#### [DIRECTIONS FOR THIS TASK]
Return the listing below unchanged, minus its pictures.

#### [DATA SEGMENT]
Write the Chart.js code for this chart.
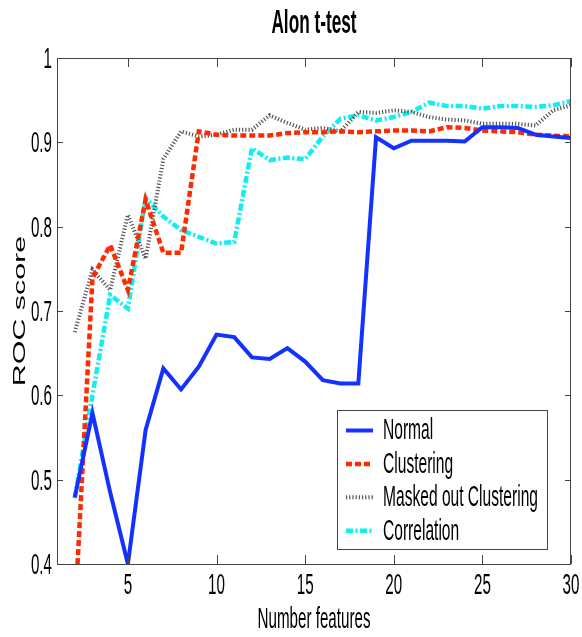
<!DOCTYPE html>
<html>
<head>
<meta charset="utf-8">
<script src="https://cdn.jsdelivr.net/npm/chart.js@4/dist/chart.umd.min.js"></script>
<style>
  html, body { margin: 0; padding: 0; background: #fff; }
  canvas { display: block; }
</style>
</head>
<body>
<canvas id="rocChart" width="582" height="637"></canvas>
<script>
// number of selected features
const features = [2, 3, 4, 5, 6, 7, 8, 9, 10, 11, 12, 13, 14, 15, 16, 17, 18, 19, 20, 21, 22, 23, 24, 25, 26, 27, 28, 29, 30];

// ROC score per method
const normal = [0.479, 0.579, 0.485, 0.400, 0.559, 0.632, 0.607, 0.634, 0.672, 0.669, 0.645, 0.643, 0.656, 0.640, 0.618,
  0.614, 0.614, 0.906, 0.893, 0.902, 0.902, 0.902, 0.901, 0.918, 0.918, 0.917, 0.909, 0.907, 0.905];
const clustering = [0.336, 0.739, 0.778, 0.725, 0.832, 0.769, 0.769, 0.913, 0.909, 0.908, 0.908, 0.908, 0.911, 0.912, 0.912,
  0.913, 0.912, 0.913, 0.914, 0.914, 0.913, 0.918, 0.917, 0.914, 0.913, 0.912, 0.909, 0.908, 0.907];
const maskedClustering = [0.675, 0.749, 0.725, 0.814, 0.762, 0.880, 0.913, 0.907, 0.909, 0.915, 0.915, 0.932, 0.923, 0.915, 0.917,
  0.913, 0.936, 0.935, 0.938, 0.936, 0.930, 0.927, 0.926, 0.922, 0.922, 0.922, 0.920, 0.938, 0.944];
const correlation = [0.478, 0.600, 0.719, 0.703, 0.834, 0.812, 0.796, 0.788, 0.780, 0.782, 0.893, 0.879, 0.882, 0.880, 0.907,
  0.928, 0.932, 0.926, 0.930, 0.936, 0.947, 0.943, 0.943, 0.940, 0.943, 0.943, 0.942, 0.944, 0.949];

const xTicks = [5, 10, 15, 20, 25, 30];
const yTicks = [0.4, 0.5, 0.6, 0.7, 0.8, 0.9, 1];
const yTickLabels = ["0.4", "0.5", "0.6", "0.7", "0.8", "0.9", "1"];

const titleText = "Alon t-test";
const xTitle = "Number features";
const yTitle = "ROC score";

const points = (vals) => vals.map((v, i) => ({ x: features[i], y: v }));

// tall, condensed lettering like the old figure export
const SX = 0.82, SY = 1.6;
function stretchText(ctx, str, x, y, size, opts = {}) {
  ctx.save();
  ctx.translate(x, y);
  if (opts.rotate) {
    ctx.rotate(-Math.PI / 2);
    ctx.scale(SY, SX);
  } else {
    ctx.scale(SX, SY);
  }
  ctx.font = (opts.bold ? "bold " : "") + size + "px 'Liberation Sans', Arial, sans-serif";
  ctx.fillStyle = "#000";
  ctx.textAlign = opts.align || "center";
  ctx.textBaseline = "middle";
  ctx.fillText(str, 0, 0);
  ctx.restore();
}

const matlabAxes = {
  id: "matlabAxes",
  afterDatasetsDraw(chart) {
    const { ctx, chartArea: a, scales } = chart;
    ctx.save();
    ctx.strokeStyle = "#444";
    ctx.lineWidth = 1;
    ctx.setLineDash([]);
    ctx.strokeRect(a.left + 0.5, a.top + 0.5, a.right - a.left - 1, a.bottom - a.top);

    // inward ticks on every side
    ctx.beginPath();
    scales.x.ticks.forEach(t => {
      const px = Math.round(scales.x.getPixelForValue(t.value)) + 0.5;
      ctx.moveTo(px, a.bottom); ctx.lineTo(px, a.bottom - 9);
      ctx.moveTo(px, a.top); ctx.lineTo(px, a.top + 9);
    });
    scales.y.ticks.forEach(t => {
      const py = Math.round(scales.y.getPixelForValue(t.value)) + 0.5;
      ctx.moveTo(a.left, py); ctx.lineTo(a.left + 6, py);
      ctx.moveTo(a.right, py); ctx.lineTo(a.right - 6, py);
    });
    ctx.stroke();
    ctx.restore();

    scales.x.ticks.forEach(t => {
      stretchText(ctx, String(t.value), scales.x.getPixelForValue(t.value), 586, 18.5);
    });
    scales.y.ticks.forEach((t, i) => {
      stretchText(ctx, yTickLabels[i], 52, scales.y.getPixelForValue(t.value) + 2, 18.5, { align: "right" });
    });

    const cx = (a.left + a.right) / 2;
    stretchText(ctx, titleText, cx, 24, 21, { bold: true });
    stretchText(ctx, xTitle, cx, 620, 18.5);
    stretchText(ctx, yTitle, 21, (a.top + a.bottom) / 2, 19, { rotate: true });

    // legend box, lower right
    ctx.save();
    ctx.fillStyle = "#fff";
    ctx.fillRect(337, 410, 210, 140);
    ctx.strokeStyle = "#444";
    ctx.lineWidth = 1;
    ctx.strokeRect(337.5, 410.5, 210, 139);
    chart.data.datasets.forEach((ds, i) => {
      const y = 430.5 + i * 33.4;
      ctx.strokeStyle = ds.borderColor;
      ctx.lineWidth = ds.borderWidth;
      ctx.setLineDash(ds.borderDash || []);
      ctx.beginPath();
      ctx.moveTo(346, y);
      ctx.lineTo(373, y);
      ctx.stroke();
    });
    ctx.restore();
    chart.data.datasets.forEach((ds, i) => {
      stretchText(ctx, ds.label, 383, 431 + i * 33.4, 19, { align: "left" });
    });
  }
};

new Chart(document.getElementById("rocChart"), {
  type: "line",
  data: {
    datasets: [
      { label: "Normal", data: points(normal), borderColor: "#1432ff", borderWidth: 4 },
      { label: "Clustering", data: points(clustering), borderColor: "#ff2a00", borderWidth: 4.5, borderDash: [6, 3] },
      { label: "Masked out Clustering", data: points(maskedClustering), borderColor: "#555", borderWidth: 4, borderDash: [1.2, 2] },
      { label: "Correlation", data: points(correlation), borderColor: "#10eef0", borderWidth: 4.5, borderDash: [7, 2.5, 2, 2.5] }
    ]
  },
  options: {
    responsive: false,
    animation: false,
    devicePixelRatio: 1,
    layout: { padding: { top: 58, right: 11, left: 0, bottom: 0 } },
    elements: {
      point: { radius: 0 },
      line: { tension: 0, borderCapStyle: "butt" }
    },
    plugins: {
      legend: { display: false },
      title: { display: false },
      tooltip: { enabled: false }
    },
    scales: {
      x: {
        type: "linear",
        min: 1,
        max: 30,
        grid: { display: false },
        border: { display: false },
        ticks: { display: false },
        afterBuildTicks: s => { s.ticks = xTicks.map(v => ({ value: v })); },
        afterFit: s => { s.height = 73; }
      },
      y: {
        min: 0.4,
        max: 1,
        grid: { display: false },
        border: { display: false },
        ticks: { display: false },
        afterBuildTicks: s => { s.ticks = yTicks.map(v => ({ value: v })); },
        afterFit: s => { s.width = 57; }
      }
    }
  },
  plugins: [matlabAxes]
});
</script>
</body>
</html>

#### [THE RESPONSE]
Write the Chart.js code for this chart.
<!DOCTYPE html>
<html>
<head>
<meta charset="utf-8">
<script src="https://cdn.jsdelivr.net/npm/chart.js@4/dist/chart.umd.min.js"></script>
<style>
  html, body { margin: 0; padding: 0; background: #fff; }
  canvas { display: block; }
</style>
</head>
<body>
<canvas id="rocChart" width="582" height="637"></canvas>
<script>
// number of selected features
const features = [2, 3, 4, 5, 6, 7, 8, 9, 10, 11, 12, 13, 14, 15, 16, 17, 18, 19, 20, 21, 22, 23, 24, 25, 26, 27, 28, 29, 30];

// ROC score per method
const normal = [0.479, 0.579, 0.485, 0.400, 0.559, 0.632, 0.607, 0.634, 0.672, 0.669, 0.645, 0.643, 0.656, 0.640, 0.618,
  0.614, 0.614, 0.906, 0.893, 0.902, 0.902, 0.902, 0.901, 0.918, 0.918, 0.917, 0.909, 0.907, 0.905];
const clustering = [0.336, 0.739, 0.778, 0.725, 0.832, 0.769, 0.769, 0.913, 0.909, 0.908, 0.908, 0.908, 0.911, 0.912, 0.912,
  0.913, 0.912, 0.913, 0.914, 0.914, 0.913, 0.918, 0.917, 0.914, 0.913, 0.912, 0.909, 0.908, 0.907];
const maskedClustering = [0.675, 0.749, 0.725, 0.814, 0.762, 0.880, 0.913, 0.907, 0.909, 0.915, 0.915, 0.932, 0.923, 0.915, 0.917,
  0.913, 0.936, 0.935, 0.938, 0.936, 0.930, 0.927, 0.926, 0.922, 0.922, 0.922, 0.920, 0.938, 0.944];
const correlation = [0.478, 0.600, 0.719, 0.703, 0.834, 0.812, 0.796, 0.788, 0.780, 0.782, 0.893, 0.879, 0.882, 0.880, 0.907,
  0.928, 0.932, 0.926, 0.930, 0.936, 0.947, 0.943, 0.943, 0.940, 0.943, 0.943, 0.942, 0.944, 0.949];

const xTicks = [5, 10, 15, 20, 25, 30];
const yTicks = [0.4, 0.5, 0.6, 0.7, 0.8, 0.9, 1];
const yTickLabels = ["0.4", "0.5", "0.6", "0.7", "0.8", "0.9", "1"];

const titleText = "Alon t-test";
const xTitle = "Number features";
const yTitle = "ROC score";

const points = (vals) => vals.map((v, i) => ({ x: features[i], y: v }));

// tall, condensed lettering like the old figure export
const SX = 0.82, SY = 1.6;
function stretchText(ctx, str, x, y, size, opts = {}) {
  ctx.save();
  ctx.translate(x, y);
  if (opts.rotate) {
    ctx.rotate(-Math.PI / 2);
    ctx.scale(SY, SX);
  } else {
    ctx.scale(SX, SY);
  }
  ctx.font = (opts.bold ? "bold " : "") + size + "px 'Liberation Sans', Arial, sans-serif";
  ctx.fillStyle = "#000";
  ctx.textAlign = opts.align || "center";
  ctx.textBaseline = "middle";
  ctx.fillText(str, 0, 0);
  ctx.restore();
}

const matlabAxes = {
  id: "matlabAxes",
  afterDatasetsDraw(chart) {
    const { ctx, chartArea: a, scales } = chart;
    ctx.save();
    ctx.strokeStyle = "#444";
    ctx.lineWidth = 1;
    ctx.setLineDash([]);
    ctx.strokeRect(a.left + 0.5, a.top + 0.5, a.right - a.left - 1, a.bottom - a.top);

    // inward ticks on every side
    ctx.beginPath();
    scales.x.ticks.forEach(t => {
      const px = Math.round(scales.x.getPixelForValue(t.value)) + 0.5;
      ctx.moveTo(px, a.bottom); ctx.lineTo(px, a.bottom - 9);
      ctx.moveTo(px, a.top); ctx.lineTo(px, a.top + 9);
    });
    scales.y.ticks.forEach(t => {
      const py = Math.round(scales.y.getPixelForValue(t.value)) + 0.5;
      ctx.moveTo(a.left, py); ctx.lineTo(a.left + 6, py);
      ctx.moveTo(a.right, py); ctx.lineTo(a.right - 6, py);
    });
    ctx.stroke();
    ctx.restore();

    scales.x.ticks.forEach(t => {
      stretchText(ctx, String(t.value), scales.x.getPixelForValue(t.value), 586, 18.5);
    });
    scales.y.ticks.forEach((t, i) => {
      stretchText(ctx, yTickLabels[i], 52, scales.y.getPixelForValue(t.value) + 2, 18.5, { align: "right" });
    });

    const cx = (a.left + a.right) / 2;
    stretchText(ctx, titleText, cx, 24, 21, { bold: true });
    stretchText(ctx, xTitle, cx, 620, 18.5);
    stretchText(ctx, yTitle, 21, (a.top + a.bottom) / 2, 19, { rotate: true });

    // legend box, lower right
    ctx.save();
    ctx.fillStyle = "#fff";
    ctx.fillRect(337, 410, 210, 140);
    ctx.strokeStyle = "#444";
    ctx.lineWidth = 1;
    ctx.strokeRect(337.5, 410.5, 210, 139);
    chart.data.datasets.forEach((ds, i) => {
      const y = 430.5 + i * 33.4;
      ctx.strokeStyle = ds.borderColor;
      ctx.lineWidth = ds.borderWidth;
      ctx.setLineDash(ds.borderDash || []);
      ctx.beginPath();
      ctx.moveTo(346, y);
      ctx.lineTo(373, y);
      ctx.stroke();
    });
    ctx.restore();
    chart.data.datasets.forEach((ds, i) => {
      stretchText(ctx, ds.label, 383, 431 + i * 33.4, 19, { align: "left" });
    });
  }
};

new Chart(document.getElementById("rocChart"), {
  type: "line",
  data: {
    datasets: [
      { label: "Normal", data: points(normal), borderColor: "#1432ff", borderWidth: 4 },
      { label: "Clustering", data: points(clustering), borderColor: "#ff2a00", borderWidth: 4.5, borderDash: [6, 3] },
      { label: "Masked out Clustering", data: points(maskedClustering), borderColor: "#555", borderWidth: 4, borderDash: [1.2, 2] },
      { label: "Correlation", data: points(correlation), borderColor: "#10eef0", borderWidth: 4.5, borderDash: [7, 2.5, 2, 2.5] }
    ]
  },
  options: {
    responsive: false,
    animation: false,
    devicePixelRatio: 1,
    layout: { padding: { top: 58, right: 11, left: 0, bottom: 0 } },
    elements: {
      point: { radius: 0 },
      line: { tension: 0, borderCapStyle: "butt" }
    },
    plugins: {
      legend: { display: false },
      title: { display: false },
      tooltip: { enabled: false }
    },
    scales: {
      x: {
        type: "linear",
        min: 1,
        max: 30,
        grid: { display: false },
        border: { display: false },
        ticks: { display: false },
        afterBuildTicks: s => { s.ticks = xTicks.map(v => ({ value: v })); },
        afterFit: s => { s.height = 73; }
      },
      y: {
        min: 0.4,
        max: 1,
        grid: { display: false },
        border: { display: false },
        ticks: { display: false },
        afterBuildTicks: s => { s.ticks = yTicks.map(v => ({ value: v })); },
        afterFit: s => { s.width = 57; }
      }
    }
  },
  plugins: [matlabAxes]
});
</script>
</body>
</html>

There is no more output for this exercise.